On September 10, 2011, a group of genealogists from Sweden will give presentations on different topics of Swedish genealogy at an all-day event at SAMAC. This group of experts will also assist people with their Swedish research that day. The genealogists will travel to do the same presentation at the Swenson Center in Rock Island on September 11, then in Denver, Colorado on September 17.
Kathy has been traveling throughout the U.S. to speak at different genealogy events and has met a lot of people searching for their Swedish roots.
"Personally, I have helped probably about 2000 people either via e-mail, conferences or trade shows over the past several years. It may be more because I have been answering questions daily for nearly seven years."

Meeting Mike Lindstedt
At one workshop in California, Kathy met Mike Lindstedt, who lives in Alameda, California. He really wanted to trace his ancestors, and this is his story.
“For the past thirty years I have had an interest in genealogy. My father is Swedish, with both of his parent having been born in Sweden and immigrating to America in the 1880s where they were married.

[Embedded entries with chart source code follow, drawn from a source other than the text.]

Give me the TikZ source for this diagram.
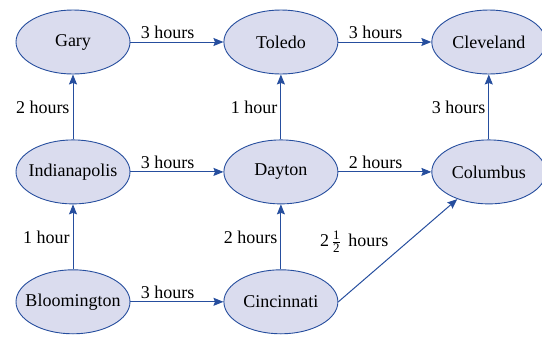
\documentclass[tikz,border=0pt]{standalone}
\usepackage{fontspec}
\setmainfont{Liberation Serif}
\usepackage{xcolor}
\usetikzlibrary{shapes.geometric,arrows.meta,positioning}

\definecolor{cityfill}{RGB}{218,220,238}
\definecolor{cityline}{RGB}{38,78,158}
\newcommand{\halfnum}[1]{\mbox{\fontsize{13}{13}\selectfont #1}}

\begin{document}
\begin{tikzpicture}[
  node distance=65pt and 93pt, >={Stealth[length=10pt,width=8pt,inset=1.5pt]},
  city/.style={draw=cityline, fill=cityfill, ellipse, line width=0.9pt, inner xsep=-14pt, inner ysep=0pt,
               minimum width=114pt, minimum height=64pt, font=\rmfamily\fontsize{18}{21}\selectfont},
  road/.style={->, draw=cityline, line width=1pt},
  hrs/.style={font=\rmfamily\fontsize{18}{21}\selectfont, inner sep=3pt},
]
\useasboundingbox (0,0) rectangle (542pt,-341pt);
% top row
\node[city] (gary) at (73pt,-42pt) {Gary};
\node[city, right=of gary] (toledo) {Toledo};
\node[city, right=of toledo] (cleveland) {Cleveland};
% middle row
\node[city, below=of gary] (indy) {Indianapolis};
\node[city, below=of toledo] (dayton) {Dayton};
\node[city, below=of cleveland] (columbus) {Columbus};
% bottom row
\node[city, below=of indy] (bloom) {Bloomington};
\node[city, below=of dayton] (cinci) {Cincinnati};

\draw[road] (gary) -- node[hrs, above, pos=0.4]{3 hours} (toledo);
\draw[road] (toledo) -- node[hrs, above, pos=0.4]{3 hours} (cleveland);
\draw[road] (indy) -- node[hrs, above, pos=0.4]{3 hours} (dayton);
\draw[road] (dayton) -- node[hrs, above, pos=0.4]{2 hours} (columbus);
\draw[road] (bloom) -- node[hrs, above, pos=0.4]{3 hours} (cinci);
\draw[road] (indy) -- node[hrs, left]{2 hours} (gary);
\draw[road] (dayton) -- node[hrs, left]{1 hour} (toledo);
\draw[road] (columbus) -- node[hrs, left]{3 hours} (cleveland);
\draw[road] (bloom) -- node[hrs, left]{1 hour} (indy);
\draw[road] (cinci) -- node[hrs, left]{2 hours} (dayton);
\draw[road] (cinci.east) -- node[hrs, pos=0.45, above left=0pt]{2\,$\frac{\halfnum{1}}{\halfnum{2}}$\, hours} (columbus);
\end{tikzpicture}
\end{document}
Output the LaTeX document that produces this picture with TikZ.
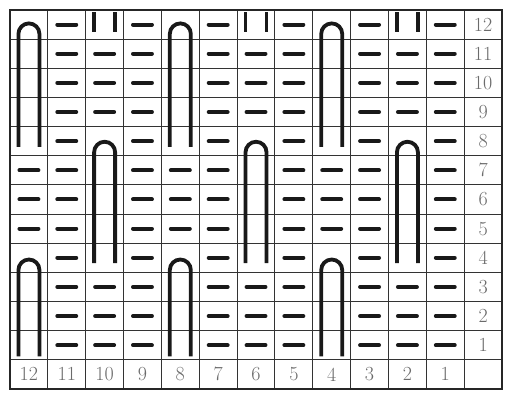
\documentclass[tikz,border=0pt]{standalone}
\begin{document}
\begin{tikzpicture}[x=1pt,y=1pt,
  gridline/.style={draw=black!80, line width=1pt},
  border/.style={draw=black!85, line width=1.5pt},
  dashbar/.style={draw=black!90, line width=4pt, line cap=round},
  loopline/.style={draw=black!90, line width=3.8pt, line cap=butt},
  numlabel/.style={text=black!58, font=\fontsize{20}{20}\selectfont, inner sep=0pt}]
\useasboundingbox[fill=white] (0,0) rectangle (507,396);
\begin{scope}[shift={(10,386)}, x=37.85pt, y={(0pt,-29.15pt)}]
  % grid
  \foreach \k in {1,...,12} {
    \draw[gridline] (\k,0) -- (\k,13);
    \draw[gridline] (0,\k) -- (13,\k);
  }
  \draw[border] (0,0) rectangle (13,13);
  % purl dashes
  \foreach \r/\cl in {12/{11,9,7,5,3,1},
                      11/{11,10,9,7,6,5,3,2,1},
                      10/{11,10,9,7,6,5,3,2,1},
                      9/{11,10,9,7,6,5,3,2,1},
                      8/{11,9,7,5,3,1},
                      7/{12,11,9,8,7,5,4,3,1},
                      6/{12,11,9,8,7,5,4,3,1},
                      5/{12,11,9,8,7,5,4,3,1},
                      4/{11,9,7,5,3,1},
                      3/{11,10,9,7,6,5,3,2,1},
                      2/{11,10,9,7,6,5,3,2,1},
                      1/{11,10,9,7,6,5,3,2,1}}{
    \foreach \c in \cl {
      \draw[dashbar] ({12-\c+0.25},{12-\r+0.5}) -- ({12-\c+0.75},{12-\r+0.5});
    }
  }
  % long loops (rows 12-8), cols 12,8,4
  \foreach \c in {12,8,4} {
    \draw[loopline] ([xshift=-10.5pt]{12-\c+0.5},4.70) -- ([xshift=-10.5pt]{12-\c+0.5},0.82)
      arc[start angle=180,end angle=0,radius=10.5pt] -- ([xshift=10.5pt]{12-\c+0.5},4.70);
  }
  % middle loops (rows 8-4), cols 10,6,2
  \foreach \c in {10,6,2} {
    \draw[loopline] ([xshift=-10.5pt]{12-\c+0.5},8.68) -- ([xshift=-10.5pt]{12-\c+0.5},4.88)
      arc[start angle=180,end angle=0,radius=10.5pt] -- ([xshift=10.5pt]{12-\c+0.5},8.68);
    % bars in row 12
    \draw[loopline] ([xshift=-10.5pt]{12-\c+0.5},0.07) -- ([xshift=-10.5pt]{12-\c+0.5},0.75);
    \draw[loopline] ([xshift=10.5pt]{12-\c+0.5},0.07) -- ([xshift=10.5pt]{12-\c+0.5},0.75);
  }
  % bottom loops (rows 4-1), cols 12,8,4
  \foreach \c in {12,8,4} {
    \draw[loopline] ([xshift=-10.5pt]{12-\c+0.5},11.88) -- ([xshift=-10.5pt]{12-\c+0.5},8.92)
      arc[start angle=180,end angle=0,radius=10.5pt] -- ([xshift=10.5pt]{12-\c+0.5},11.88);
  }
  % row numbers
  \foreach \r in {1,...,12} {
    \node[numlabel] (row\r) at (12.5,{12-\r+0.5}) {\r};
  }
  % column numbers
  \foreach \c in {1,...,12} {
    \node[numlabel] (col\c) at ({12-\c+0.5},12.5) {\c};
  }
\end{scope}
\end{tikzpicture}
\end{document}
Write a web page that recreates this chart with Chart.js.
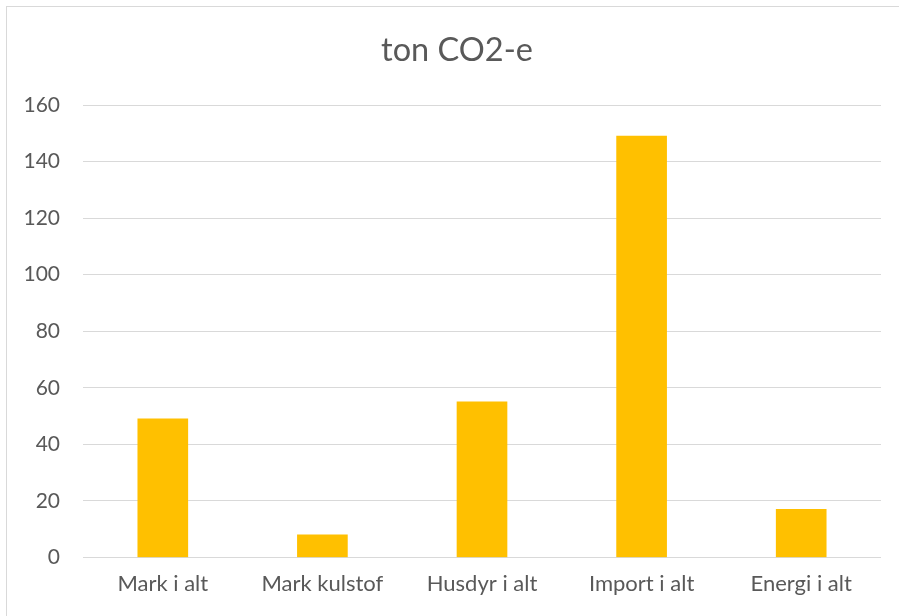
<!DOCTYPE html>
<html><head><meta charset="utf-8">
<script src="https://cdn.jsdelivr.net/npm/chart.js@4.4.1/dist/chart.umd.min.js"></script>
<style>
html,body{margin:0;padding:0;background:#fff;}
#frame{position:absolute;left:6px;top:6px;width:1000px;height:1000px;border:1px solid #d9d9d9;box-sizing:border-box;}
#wrap{position:absolute;left:0;top:0;width:899px;height:616px;}
</style></head>
<body>
<div id="frame"></div>
<div id="wrap"><canvas id="c"></canvas></div>
<script>
const categories = ["Mark i alt", "Mark kulstof", "Husdyr i alt", "Import i alt", "Energi i alt"];
const values = [49, 8, 55, 149, 17];
const yTicks = [0, 20, 40, 60, 80, 100, 120, 140, 160];
const titleText = "ton CO2-e";

const FONT = "Lato, 'Liberation Sans', sans-serif";
const centerTitle = {
  id: 'centerTitle',
  afterLayout(chart) {
    const tb = chart.titleBlock;
    if (tb) { tb.left = 15; tb.right = 899; }
  }
};
new Chart(document.getElementById('c'), {
  type: 'bar',
  data: { labels: categories, datasets: [{ data: values, backgroundColor: '#ffc000', barThickness: 50 }] },
  plugins: [centerTitle],
  options: {
    responsive: true, maintainAspectRatio: false, animation: false,
    layout: { padding: { left: 0, right: 18, top: 0, bottom: 0 } },
    plugins: {
      legend: { display: false }, tooltip: { enabled: false },
      title: { display: true, text: titleText, color: '#595959',
        font: { family: FONT, size: 32.5, weight: 'normal' }, padding: { top: 31, bottom: 35 } }
    },
    scales: {
      x: { grid: { display: false, drawTicks: false }, border: { display: false },
        ticks: { color: '#595959', font: { family: FONT, size: 22 }, padding: 13 },
        afterFit: s => { s.height = 58.5; } },
      y: { min: 0, max: 160, afterBuildTicks: s => { s.ticks = yTicks.map(v => ({ value: v })); },
        grid: { color: '#d9d9d9', lineWidth: 1, drawTicks: false }, border: { display: false },
        ticks: { color: '#595959', font: { family: FONT, size: 21 }, padding: 23 },
        afterFit: s => { s.width = 83; } }
    }
  }
});
</script>
</body></html>
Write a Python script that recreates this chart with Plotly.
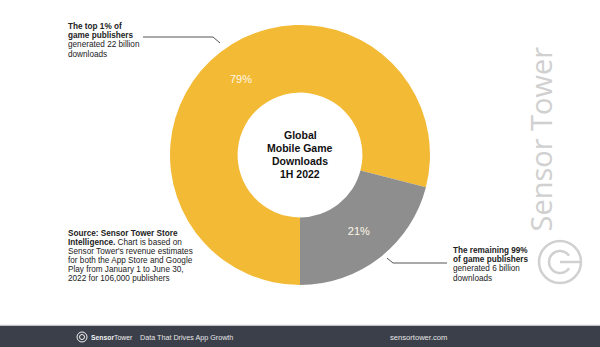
import numpy as np
import plotly.graph_objects as go

# Download share by publisher group, 1H 2022
segments = ["The top 1% of game publishers", "The remaining 99% of game publishers"]
shares = [79, 21]
downloads_billion = [22, 6]
segment_colors = ["#F3BA35", "#8E8E8E"]

center_title = ["Global", "Mobile Game", "Downloads", "1H 2022"]
top_callout = ["<b>The top 1% of</b>", "<b>game publishers</b>",
               f"generated {downloads_billion[0]} billion", "downloads"]
bottom_callout = ["<b>The remaining 99%</b>", "<b>of game publishers</b>",
                  f"generated {downloads_billion[1]} billion", "downloads"]
source_lines = ["<b>Source: Sensor Tower Store</b>",
                "<b>Intelligence.</b> Chart is based on",
                "Sensor Tower's revenue estimates",
                "for both the App Store and Google",
                "Play from January 1 to June 30,",
                "2022 for 106,000 publishers"]
footer_tagline = "Data That Drives App Growth"
footer_site = "sensortower.com"
watermark = "Sensor Tower"

W, H = 600, 347
FONT = "Liberation Sans, Arial, sans-serif"


def px(x):
    return x / W


def py(y):
    return 1 - y / H


fig = go.Figure()

fig.add_trace(go.Pie(
    labels=segments,
    values=shares,
    hole=0.48,
    sort=False,
    direction="clockwise",
    rotation=180,
    marker=dict(colors=segment_colors, line=dict(width=0)),
    texttemplate="%{value}%",
    textposition="inside",
    insidetextorientation="horizontal",
    textfont=dict(family=FONT, size=11, color="#FFF8EA"),
    domain=dict(x=[px(170), px(430)], y=[py(285), py(25)]),
    showlegend=False,
    hoverinfo="label+percent",
))

annotations = []


def text_block(lines, x, y_first, step, size, color="#222222", anchor="left", bold=False):
    for i, line in enumerate(lines):
        annotations.append(dict(
            x=px(x), y=py(y_first + i * step), xref="paper", yref="paper",
            xanchor=anchor, yanchor="middle",
            text=f"<b>{line}</b>" if bold else line,
            showarrow=False,
            font=dict(family=FONT, size=size, color=color),
        ))


text_block(center_title, 300, 135, 13, 10.5, color="#111111", anchor="center", bold=True)
text_block(top_callout, 66, 26.5, 9.2, 8.2)
text_block(bottom_callout, 451, 250.5, 9.2, 8.2)
text_block(source_lines, 66, 233, 9.1, 8.2)

# vertical watermark
annotations.append(dict(
    x=px(562), y=py(139), xref="paper", yref="paper",
    text=watermark, textangle=-90, showarrow=False,
    font=dict(family="Open Sans, Liberation Sans, sans-serif", size=29, color="#D0D0D0"),
))

# footer texts
annotations.append(dict(
    x=px(89), y=py(337), xref="paper", yref="paper", xanchor="left", yanchor="middle",
    text="<b>Sensor</b>Tower", showarrow=False,
    font=dict(family=FONT, size=6.8, color="#F2F2F2"),
))
annotations.append(dict(
    x=px(138), y=py(337), xref="paper", yref="paper", xanchor="left", yanchor="middle",
    text=footer_tagline, showarrow=False,
    font=dict(family=FONT, size=7.2, color="#E6E6E6"),
))
annotations.append(dict(
    x=px(449), y=py(337), xref="paper", yref="paper", xanchor="right", yanchor="middle",
    text=footer_site, showarrow=False,
    font=dict(family=FONT, size=7.6, color="#E6E6E6"),
))


def poly_path(points):
    return "M" + " L".join(f"{px(x):.5f},{py(y):.5f}" for x, y in points)


def arc_points(cx, cy, r, a0, a1, n=40):
    ang = np.radians(np.linspace(a0, a1, n))
    return [(cx + r * np.cos(a), cy - r * np.sin(a)) for a in ang]


shapes = []

# footer bar
shapes.append(dict(type="rect", xref="paper", yref="paper",
                   x0=0, x1=1, y0=0, y1=py(325.5), fillcolor="#3A3F4A",
                   line=dict(width=0), layer="below"))
shapes.append(dict(type="line", xref="paper", yref="paper",
                   x0=0, x1=1, y0=py(325), y1=py(325),
                   line=dict(color="#E4E4E4", width=1.2)))

# leader lines
shapes.append(dict(type="path", xref="paper", yref="paper",
                   path=poly_path([(143, 37), (213, 37), (220, 43)]),
                   line=dict(color="#555555", width=1)))
shapes.append(dict(type="path", xref="paper", yref="paper",
                   path=poly_path([(447, 263), (393, 263), (387, 258)]),
                   line=dict(color="#555555", width=1)))

# watermark logo
shapes.append(dict(type="circle", xref="paper", yref="paper",
                   x0=px(539), x1=px(581), y0=py(241), y1=py(283),
                   line=dict(color="#D0D0D0", width=2.5)))
shapes.append(dict(type="path", xref="paper", yref="paper",
                   path=poly_path(arc_points(560, 262, 11, 35, 325)),
                   line=dict(color="#D0D0D0", width=2.5)))
shapes.append(dict(type="path", xref="paper", yref="paper",
                   path=poly_path([(560, 262), (581, 262)]),
                   line=dict(color="#D0D0D0", width=2.5)))

# footer logo
shapes.append(dict(type="circle", xref="paper", yref="paper",
                   x0=px(77), x1=px(87), y0=py(332), y1=py(342),
                   line=dict(color="#F2F2F2", width=1)))
shapes.append(dict(type="circle", xref="paper", yref="paper",
                   x0=px(79.5), x1=px(84.5), y0=py(334.5), y1=py(339.5),
                   line=dict(color="#F2F2F2", width=1)))

fig.update_layout(
    width=W, height=H,
    margin=dict(l=0, r=0, t=0, b=0),
    paper_bgcolor="white", plot_bgcolor="white",
    annotations=annotations,
    shapes=shapes,
)

fig.write_html("out.html")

As a child I had questions about my grandparents, but no one wanted to talk about them. Only after my parents, aunts and uncles had all died did I found out that both of my grandparents were illegitimate children. There was no information available about either of their fathers or any information available as to either of my great grandmothers’ exact names or places of birth.
"Although I wasn't having much luck in uncovering information about my grandparents, I never gave up on my search for my Swedish ancestry. After seeing the movie “The Emigrants” in the 1970s, I had one wish: that during my lifetime I would be able to visit at least one of my living relatives in Sweden. After I retired and had more free time, I was able to locate a new lead regarding my grandmother’s mother who also emigrated from Sweden in the 1880s. With the help of some volunteers from the Oakland Regional Family History Center (ORFHC), I developed an extensive family tree on that side of the family. It gave me the inspiration to continue.
"Last November, Kathy Meade gave a presentation at the ORFHC. Along with her presentation she provided handouts about key items and various databases. At the completion of the presentation, I asked her if she would mind putting my grandfather’s birth date into one of those databases. She was able to find the name of my grandfather’s father as well as his mother’s parents. At last the mystery about my grandfather was broken.
"I have now made direct contact with six separate families of my direct descendants presently living in Sweden. This July, my wife and I will be spending two weeks visiting my relatives in Göteborg, Kalmar and Läckeby. My lifelong dream has been met, and Kathy Meade has played a big role.”

As Mike’s story illustrates, it’s a very personal quest for people to try to find their ancestors or living relatives. It can be an emotional journey for some. “To learn of our ancestry is to learn about ourselves. I love helping people to give them a tie to something. To help them find out who they are,” says Kathy.